На Красной площади шел слепой дождик. Где-то вдалеке громыхало и солнце лупило, будто в июне. Каждая из крупных частых капель, сыпавшихся с неба ровнехонько, под прямым углом, слепила пучком солнечных искр. И оттого было похоже, что все вокруг, и разноцветные зефирины Василия Блаженного, и бурая стена с островерхими башнями, и первомайские баннеры на весь фасад ГУМа, задернуты едва колышущимся занавесом из нанизанных на прозрачную леску стеклянных бусин. Сейчас вытянешь руку из под зонта - застучат, зацокают бусины, воткнутся между пальцами тяжелые, пружинящие нити, закачается, разойдется занавеска, проглянет совсем другая картинка по ту сторону.

За десять шагов до моста все стихло, как и не было. Посредине его рядком опирались о парапет свернутые вокруг древков триколоры, только черные ленточки слегка трепало ветерком. Несколько людей в касках и оранжевых жилетах что-то выясняли с двумя дедками бомжеватого вида и широколицым, с усталыми глазами, парнишкой лет под тридцать. И оранжевая машина коммунальных служб, точно такая, как в тот февральский вечер, на том же месте.

- Вы понимаете, это самый чистый мост на планете Земля, - с полуоборота выкрикнул мне в лицо один из защитников народного мемориала - дедок, заведенный, как видно, до предела. - Они моют и чистят его без устали, а мы без устали собираем все в кучу и расставляем опять. Собираем и расставляем!

Внушительная горка примятых цветов лежала на асфальте у большого портрета.

- И каждый раз, пока мы тут суетимся, пропадают плакаты и портреты. Пропадают! Вот сейчас пропал большой плакат с надписями на русском и английском. Все эти, коммунальщики. По указке вот этих, что всегда стоят в сторонке.

Говорю парню – давайте, что-ли, помогу.

- Да сами управимся, сейчас наши люди подойдут.

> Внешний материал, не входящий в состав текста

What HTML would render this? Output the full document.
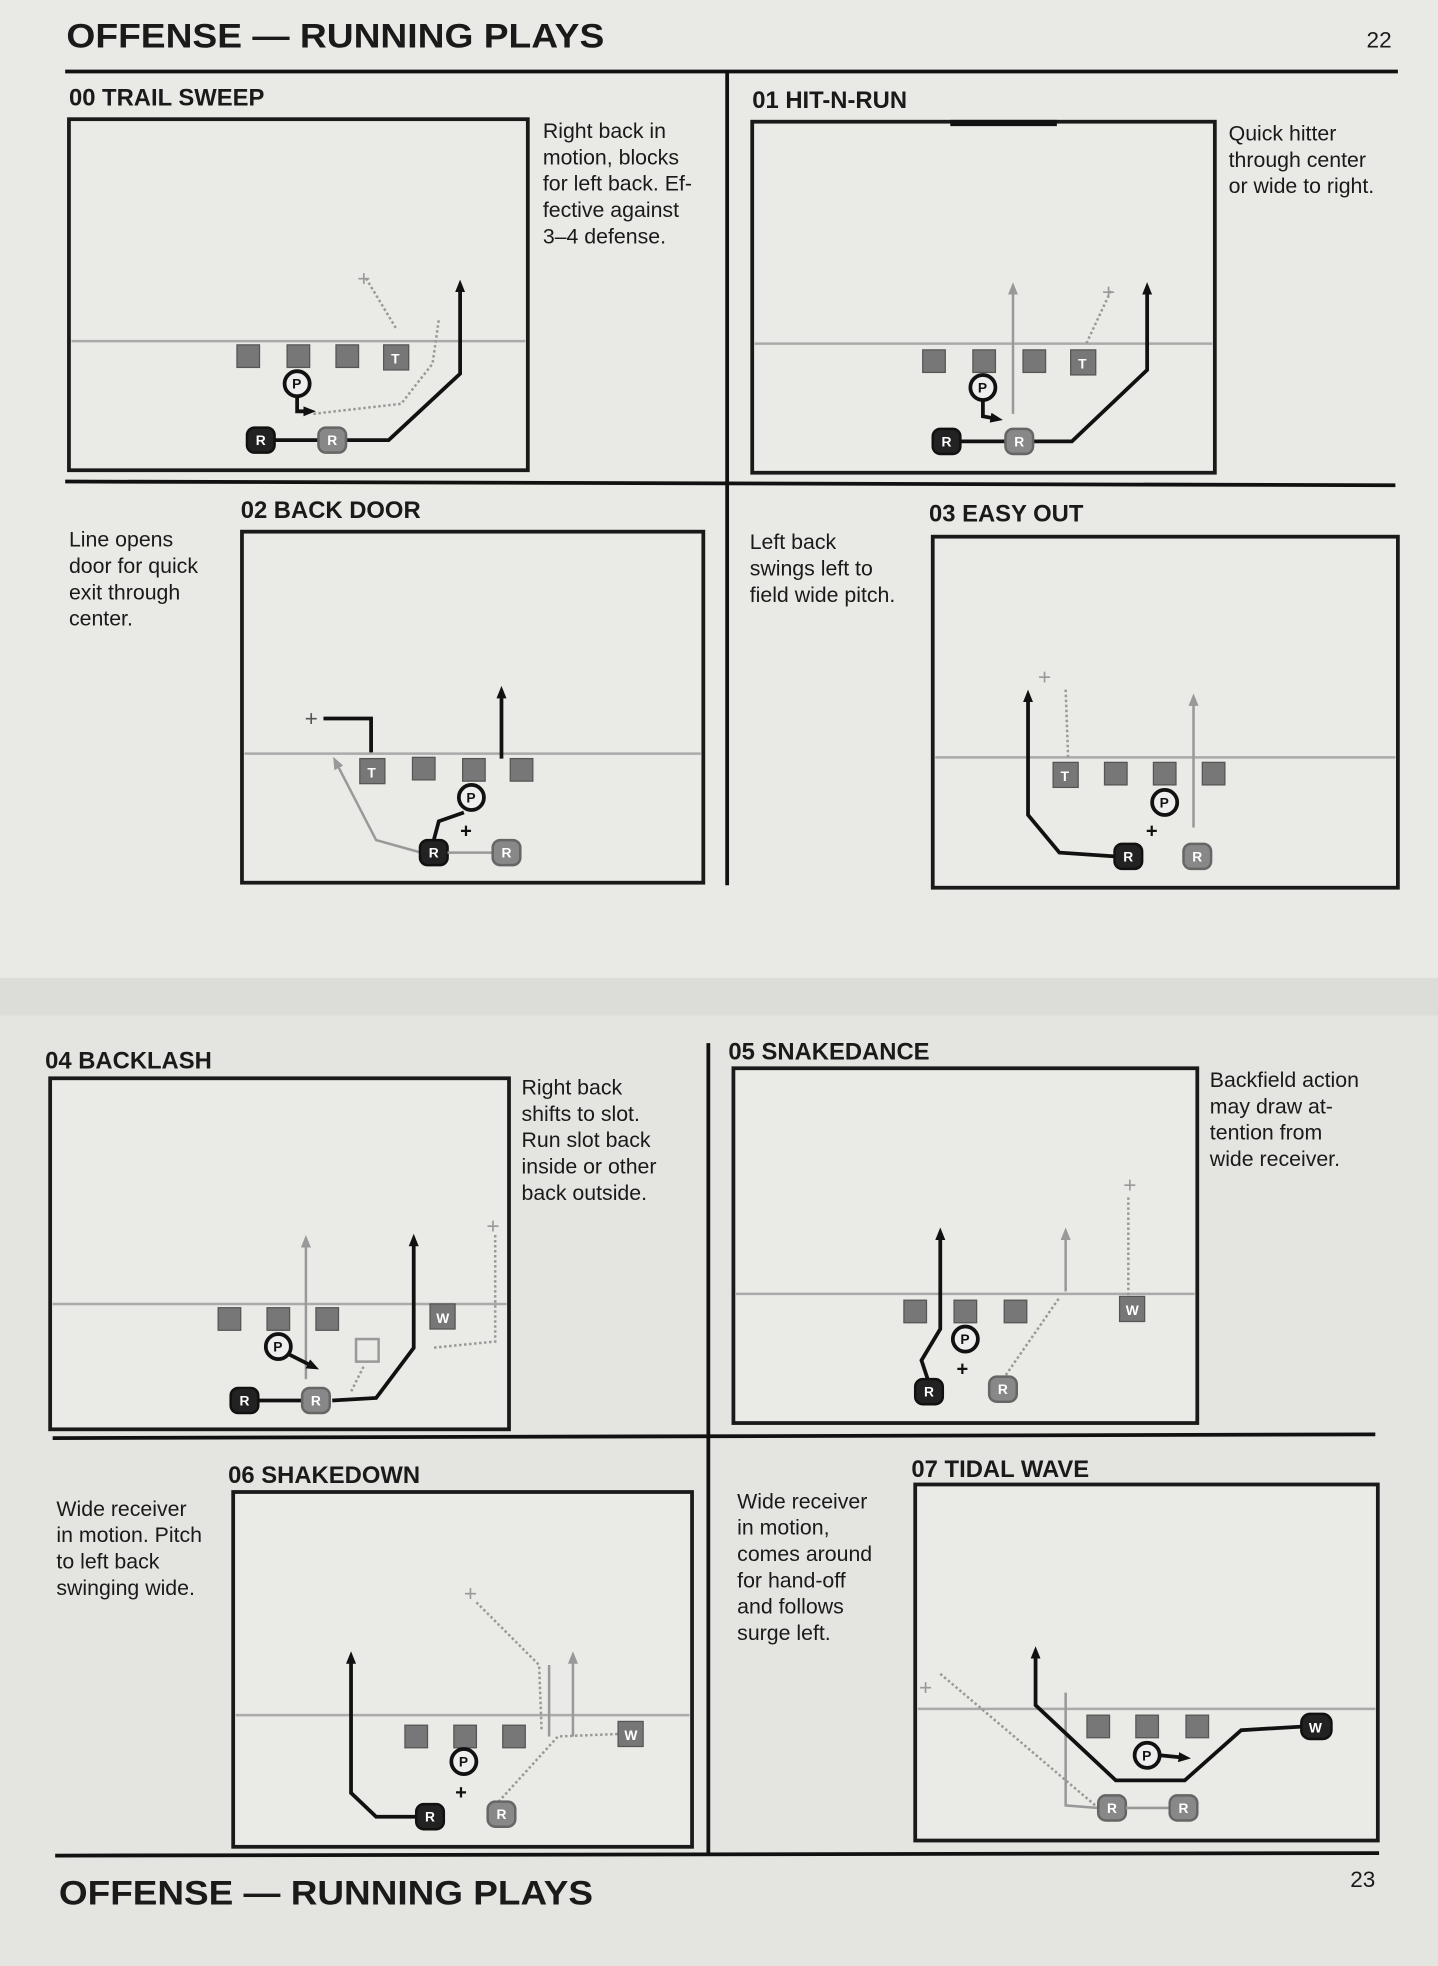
<!DOCTYPE html>
<html><head><style>
html,body{margin:0;padding:0;background:#e6e6e3;}
svg{display:block;}
text{font-family:"Liberation Sans",sans-serif;fill:#1a1a1a;}
.t{font-weight:bold;font-size:19px;}
.d{font-size:17px;}
.h{font-weight:bold;font-size:27px;}
.box{fill:#eaeae7;stroke:#1a1a1a;stroke-width:3;}
.sl{stroke:#aaa;stroke-width:2;}
.bk{stroke:#111;stroke-width:3;fill:none;}
.gr{stroke:#999;stroke-width:2;fill:none;stroke-dasharray:2 2;}
.gs{stroke:#999;stroke-width:2;fill:none;}
.sq{fill:#777;stroke:#555;stroke-width:1;}
.pc{fill:#eee;stroke:#111;stroke-width:3;}
.rb{fill:#222;stroke:#111;stroke-width:2;}
.rg{fill:#888;stroke:#666;stroke-width:2;}
.lt{font-size:11px;font-weight:bold;fill:#fff;font-family:"Liberation Sans",sans-serif;}
.ltb{font-size:11px;font-weight:bold;fill:#111;font-family:"Liberation Sans",sans-serif;}
</style></head><body>
<svg width="1438" height="1966" viewBox="0 0 1147 1568" xmlns="http://www.w3.org/2000/svg">
<defs>
<marker id="ab" markerUnits="userSpaceOnUse" markerWidth="10" markerHeight="10" refX="5" refY="5" orient="auto"><path d="M0,1 L10,5 L0,9 z" fill="#111"/></marker>
<marker id="ag" markerUnits="userSpaceOnUse" markerWidth="10" markerHeight="10" refX="5" refY="5" orient="auto"><path d="M0,1 L10,5 L0,9 z" fill="#999"/></marker>
</defs>
<rect x="0" y="0" width="1147" height="780" fill="#e9e9e6"/>
<rect x="0" y="780" width="1147" height="30" fill="#dcdcd8"/>
<rect x="0" y="810" width="1147" height="758" fill="#e4e4e1"/>

<text class="h" x="53" y="38" textLength="429" lengthAdjust="spacingAndGlyphs">OFFENSE — RUNNING PLAYS</text>
<text x="1090" y="38" style="font-size:18px">22</text>
<line x1="52" y1="57" x2="1115" y2="57" stroke="#111" stroke-width="3"/>
<line x1="580" y1="57" x2="580" y2="706" stroke="#111" stroke-width="3"/>
<line x1="52" y1="384" x2="1113" y2="387" stroke="#111" stroke-width="3"/>

<!-- 00 -->
<text class="t" x="55" y="84">00  TRAIL SWEEP</text>
<rect class="box" x="55" y="95" width="366" height="280"/>
<text class="d" x="433" y="110">Right back in</text>
<text class="d" x="433" y="131">motion, blocks</text>
<text class="d" x="433" y="152">for left back. Ef-</text>
<text class="d" x="433" y="173">fective against</text>
<text class="d" x="433" y="194">3–4 defense.</text>
<line class="sl" x1="57" y1="272" x2="419" y2="272"/>
<path class="gr" d="M292,222 L316,262"/>
<text x="285" y="228" style="font-size:18px;fill:#999">+</text>
<path class="gr" d="M250,330 L320,322 L345,290 L350,255"/>
<rect class="sq" x="189" y="275" width="18" height="18"/><rect class="sq" x="229" y="275" width="18" height="18"/><rect class="sq" x="268" y="275" width="18" height="18"/>
<rect class="sq" x="306" y="275" width="20" height="20"/><text class="lt" x="312" y="290">T</text>
<path d="M237,315 L237,328 L247,328" class="bk" stroke-width="2" marker-end="url(#ab)"/>
<circle class="pc" cx="237" cy="306" r="10"/><text class="ltb" x="233" y="310">P</text>
<path class="bk" d="M208,351 L265,351 L310,351 L367,298 L367,228" marker-end="url(#ab)"/>
<rect class="rb" x="197" y="341" width="22" height="20" rx="6"/><text class="lt" x="204" y="355">R</text>
<rect class="rg" x="254" y="341" width="22" height="20" rx="6"/><text class="lt" x="261" y="355">R</text>

<!-- 01 -->
<text class="t" x="600" y="86">01  HIT-N-RUN</text>
<rect class="box" x="600" y="97" width="369" height="280"/>
<line x1="758" y1="98" x2="843" y2="98" stroke="#111" stroke-width="5"/>
<text class="d" x="980" y="112">Quick hitter</text>
<text class="d" x="980" y="133">through center</text>
<text class="d" x="980" y="154">or wide to right.</text>
<line class="sl" x1="602" y1="274" x2="967" y2="274"/>
<path class="gs" d="M808,330 L808,230" marker-end="url(#ag)"/>
<path class="gr" d="M886,232 L866,275"/>
<text x="879" y="239" style="font-size:18px;fill:#999">+</text>
<rect class="sq" x="736" y="279" width="18" height="18"/><rect class="sq" x="776" y="279" width="18" height="18"/><rect class="sq" x="816" y="279" width="18" height="18"/>
<rect class="sq" x="854" y="279" width="20" height="20"/><text class="lt" x="860" y="294">T</text>
<path d="M784,318 L784,332 L795,334" class="bk" stroke-width="2" marker-end="url(#ab)"/>
<circle class="pc" cx="784" cy="309" r="10"/><text class="ltb" x="780" y="313">P</text>
<path class="bk" d="M755,352 L855,352 L915,295 L915,230" marker-end="url(#ab)"/>
<rect class="rb" x="744" y="342" width="22" height="20" rx="6"/><text class="lt" x="751" y="356">R</text>
<rect class="rg" x="802" y="342" width="22" height="20" rx="6"/><text class="lt" x="809" y="356">R</text>

<!-- 02 -->
<text class="t" x="192" y="413">02  BACK DOOR</text>
<rect class="box" x="193" y="424" width="368" height="280"/>
<text class="d" x="55" y="436">Line opens</text>
<text class="d" x="55" y="457">door for quick</text>
<text class="d" x="55" y="478">exit through</text>
<text class="d" x="55" y="499">center.</text>
<line class="sl" x1="195" y1="601" x2="559" y2="601"/>
<path class="gs" d="M336,680 L300,670 L268,608" marker-end="url(#ag)"/>
<text x="243" y="579" style="font-size:18px;fill:#555">+</text>
<path class="bk" stroke-width="2" d="M258,573 L296,573 L296,600"/>
<path class="bk" d="M400,605 L400,552" marker-end="url(#ab)"/>
<rect class="sq" x="287" y="605" width="20" height="20"/><text class="lt" x="293" y="620">T</text>
<rect class="sq" x="329" y="604" width="18" height="18"/><rect class="sq" x="369" y="605" width="18" height="18"/><rect class="sq" x="407" y="605" width="18" height="18"/>
<path class="bk" d="M346,670 L350,655 L370,648"/>
<circle class="pc" cx="376" cy="636" r="10"/><text class="ltb" x="372" y="640">P</text>
<text x="367" y="668" style="font-size:16px;fill:#111;font-weight:bold">+</text>
<rect class="rb" x="335" y="670" width="22" height="20" rx="6"/><text class="lt" x="342" y="684">R</text>
<path class="gs" d="M357,680 L393,680"/>
<rect class="rg" x="393" y="670" width="22" height="20" rx="6"/><text class="lt" x="400" y="684">R</text>

<!-- 03 -->
<text class="t" x="741" y="416">03  EASY OUT</text>
<rect class="box" x="744" y="428" width="371" height="280"/>
<text class="d" x="598" y="438">Left back</text>
<text class="d" x="598" y="459">swings left to</text>
<text class="d" x="598" y="480">field wide pitch.</text>
<line class="sl" x1="746" y1="604" x2="1113" y2="604"/>
<text x="828" y="546" style="font-size:18px;fill:#999">+</text>
<path class="gr" d="M850,550 L852,605"/>
<path class="gs" d="M952,660 L952,558" marker-end="url(#ag)"/>
<path class="bk" d="M889,683 L845,680 L820,650 L820,555" marker-end="url(#ab)"/>
<rect class="sq" x="840" y="608" width="20" height="20"/><text class="lt" x="846" y="623">T</text>
<rect class="sq" x="881" y="608" width="18" height="18"/><rect class="sq" x="920" y="608" width="18" height="18"/><rect class="sq" x="959" y="608" width="18" height="18"/>
<circle class="pc" cx="929" cy="640" r="10"/><text class="ltb" x="925" y="644">P</text>
<text x="914" y="668" style="font-size:16px;fill:#111;font-weight:bold">+</text>
<rect class="rb" x="889" y="673" width="22" height="20" rx="6"/><text class="lt" x="896" y="687">R</text>
<rect class="rg" x="944" y="673" width="22" height="20" rx="6"/><text class="lt" x="951" y="687">R</text>

<!-- bottom page -->
<line x1="565" y1="832" x2="565" y2="1480" stroke="#111" stroke-width="3"/>
<line x1="42" y1="1147" x2="1097" y2="1144" stroke="#111" stroke-width="3"/>
<line x1="44" y1="1480" x2="1100" y2="1478" stroke="#111" stroke-width="3"/>

<!-- 04 -->
<text class="t" x="36" y="852">04  BACKLASH</text>
<rect class="box" x="40" y="860" width="366" height="280"/>
<text class="d" x="416" y="873">Right back</text>
<text class="d" x="416" y="894">shifts to slot.</text>
<text class="d" x="416" y="915">Run slot back</text>
<text class="d" x="416" y="936">inside or other</text>
<text class="d" x="416" y="957">back outside.</text>
<line class="sl" x1="42" y1="1040" x2="404" y2="1040"/>
<path class="gs" d="M244,1100 L244,990" marker-end="url(#ag)"/>
<text x="388" y="984" style="font-size:18px;fill:#999">+</text>
<path class="gr" d="M395,985 L395,1070 L345,1075"/>
<rect x="284" y="1068" width="18" height="18" fill="none" stroke="#999" stroke-width="2"/>
<path class="gr" d="M290,1090 L280,1110"/>
<path class="bk" d="M265,1117 L300,1115 L330,1075 L330,989" marker-end="url(#ab)"/>
<rect class="sq" x="174" y="1043" width="18" height="18"/><rect class="sq" x="213" y="1043" width="18" height="18"/><rect class="sq" x="252" y="1043" width="18" height="18"/>
<rect class="sq" x="343" y="1040" width="20" height="20"/><text class="lt" x="348" y="1055">W</text>
<path d="M230,1080 L250,1090" class="bk" stroke-width="2" marker-end="url(#ab)"/>
<circle class="pc" cx="222" cy="1074" r="10"/><text class="ltb" x="218" y="1078">P</text>
<rect class="rb" x="184" y="1107" width="22" height="20" rx="6"/><text class="lt" x="191" y="1121">R</text>
<path class="bk" d="M206,1117 L241,1117"/>
<rect class="rg" x="241" y="1107" width="22" height="20" rx="6"/><text class="lt" x="248" y="1121">R</text>

<!-- 05 -->
<text class="t" x="581" y="845">05  SNAKEDANCE</text>
<rect class="box" x="585" y="852" width="370" height="283"/>
<text class="d" x="965" y="867">Backfield action</text>
<text class="d" x="965" y="888">may draw at-</text>
<text class="d" x="965" y="909">tention from</text>
<text class="d" x="965" y="930">wide receiver.</text>
<line class="sl" x1="587" y1="1032" x2="953" y2="1032"/>
<text x="896" y="951" style="font-size:18px;fill:#999">+</text>
<path class="gr" d="M900,955 L900,1035"/>
<path class="gs" d="M850,1030 L850,984" marker-end="url(#ag)"/>
<path class="gr" d="M800,1100 L845,1035"/>
<path class="bk" d="M740,1100 L735,1085 L750,1060 L750,984" marker-end="url(#ab)"/>
<rect class="sq" x="721" y="1037" width="18" height="18"/><rect class="sq" x="761" y="1037" width="18" height="18"/><rect class="sq" x="801" y="1037" width="18" height="18"/>
<rect class="sq" x="893" y="1034" width="20" height="20"/><text class="lt" x="898" y="1049">W</text>
<circle class="pc" cx="770" cy="1068" r="10"/><text class="ltb" x="766" y="1072">P</text>
<text x="763" y="1097" style="font-size:16px;fill:#111;font-weight:bold">+</text>
<rect class="rb" x="730" y="1100" width="22" height="20" rx="6"/><text class="lt" x="737" y="1114">R</text>
<rect class="rg" x="789" y="1098" width="22" height="20" rx="6"/><text class="lt" x="796" y="1112">R</text>

<!-- 06 -->
<text class="t" x="182" y="1183">06  SHAKEDOWN</text>
<rect class="box" x="186" y="1190" width="366" height="283"/>
<text class="d" x="45" y="1209">Wide receiver</text>
<text class="d" x="45" y="1230">in motion. Pitch</text>
<text class="d" x="45" y="1251">to left back</text>
<text class="d" x="45" y="1272">swinging wide.</text>
<line class="sl" x1="188" y1="1368" x2="550" y2="1368"/>
<text x="370" y="1277" style="font-size:18px;fill:#999">+</text>
<path class="gr" d="M380,1278 L430,1328 L432,1380"/>
<path class="gs" d="M438,1328 L438,1385"/>
<path class="gs" d="M457,1385 L457,1322" marker-end="url(#ag)"/>
<path class="gr" d="M395,1440 L445,1385 L493,1383"/>
<path class="bk" d="M332,1449 L300,1449 L280,1430 L280,1322" marker-end="url(#ab)"/>
<rect class="sq" x="323" y="1376" width="18" height="18"/><rect class="sq" x="362" y="1376" width="18" height="18"/><rect class="sq" x="401" y="1376" width="18" height="18"/>
<rect class="sq" x="493" y="1373" width="20" height="20"/><text class="lt" x="498" y="1388">W</text>
<circle class="pc" cx="370" cy="1405" r="10"/><text class="ltb" x="366" y="1409">P</text>
<text x="363" y="1435" style="font-size:16px;fill:#111;font-weight:bold">+</text>
<rect class="rb" x="332" y="1439" width="22" height="20" rx="6"/><text class="lt" x="339" y="1453">R</text>
<rect class="rg" x="389" y="1437" width="22" height="20" rx="6"/><text class="lt" x="396" y="1451">R</text>

<!-- 07 -->
<text class="t" x="727" y="1178">07  TIDAL WAVE</text>
<rect class="box" x="730" y="1184" width="369" height="284"/>
<text class="d" x="588" y="1203">Wide receiver</text>
<text class="d" x="588" y="1224">in motion,</text>
<text class="d" x="588" y="1245">comes around</text>
<text class="d" x="588" y="1266">for hand-off</text>
<text class="d" x="588" y="1287">and follows</text>
<text class="d" x="588" y="1308">surge left.</text>
<line class="sl" x1="732" y1="1363" x2="1097" y2="1363"/>
<text x="733" y="1352" style="font-size:18px;fill:#999">+</text>
<path class="gr" d="M750,1335 L876,1442"/>
<path class="gs" d="M850,1350 L850,1440 L876,1442"/>
<path class="bk" d="M1040,1377 L990,1380 L945,1420 L890,1420 L826,1360 L826,1318" marker-end="url(#ab)"/>
<rect class="sq" x="867" y="1368" width="18" height="18"/><rect class="sq" x="906" y="1368" width="18" height="18"/><rect class="sq" x="946" y="1368" width="18" height="18"/>
<rect class="rb" x="1038" y="1367" width="24" height="20" rx="7"/><text class="lt" x="1044" y="1382">W</text>
<path d="M925,1400 L945,1402" class="bk" stroke-width="2" marker-end="url(#ab)"/>
<circle class="pc" cx="915" cy="1400" r="10"/><text class="ltb" x="911" y="1404">P</text>
<rect class="rg" x="876" y="1432" width="22" height="20" rx="6"/><text class="lt" x="883" y="1446">R</text>
<path class="gs" d="M898,1442 L933,1442"/>
<rect class="rg" x="933" y="1432" width="22" height="20" rx="6"/><text class="lt" x="940" y="1446">R</text>

<text class="h" x="47" y="1519" textLength="426" lengthAdjust="spacingAndGlyphs">OFFENSE — RUNNING PLAYS</text>
<text x="1077" y="1505" style="font-size:18px">23</text>
</svg>
</body></html>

А на Троекуровское я, не рассчитав по времени, попала в аккурат к семи вечера. Меня, озирающуюся, издалека приметила охрана и вышла навстречу, разводя руками – дескать, опоздала, тетка. Надо мне, говорю, издалека я, пустите. В глазах бритоголового крепкого парня, упакованного во все черное, что-то мелькнуло.

- К кому?

- К Немцову.

- Идите, только недолго. Вручает мне схемку и кричит вдогонку – увидите, там большой портрет.

После дождя на кладбище остро пахнет еловыми ветвями, громко щебечут птицы. Сколько их тут, заливаются на все голоса... Птичий пересвист и хруст гравия под ногами, вдали ровный гул шоссе. Слева – богатые надгробия, справа – глухая стена колумбария. Ищу шестнадцатый квадрат.

То ли потому, что давно ждала, когда смогу положить цветы на его могилу, то ли потому, что на сотни метров огороженное высокой стеной кладбище было безлюдным, наревелась я, ребята, вволю. Я и не думала, что так выйдет, правда. Двадцать седьмое, два месяца.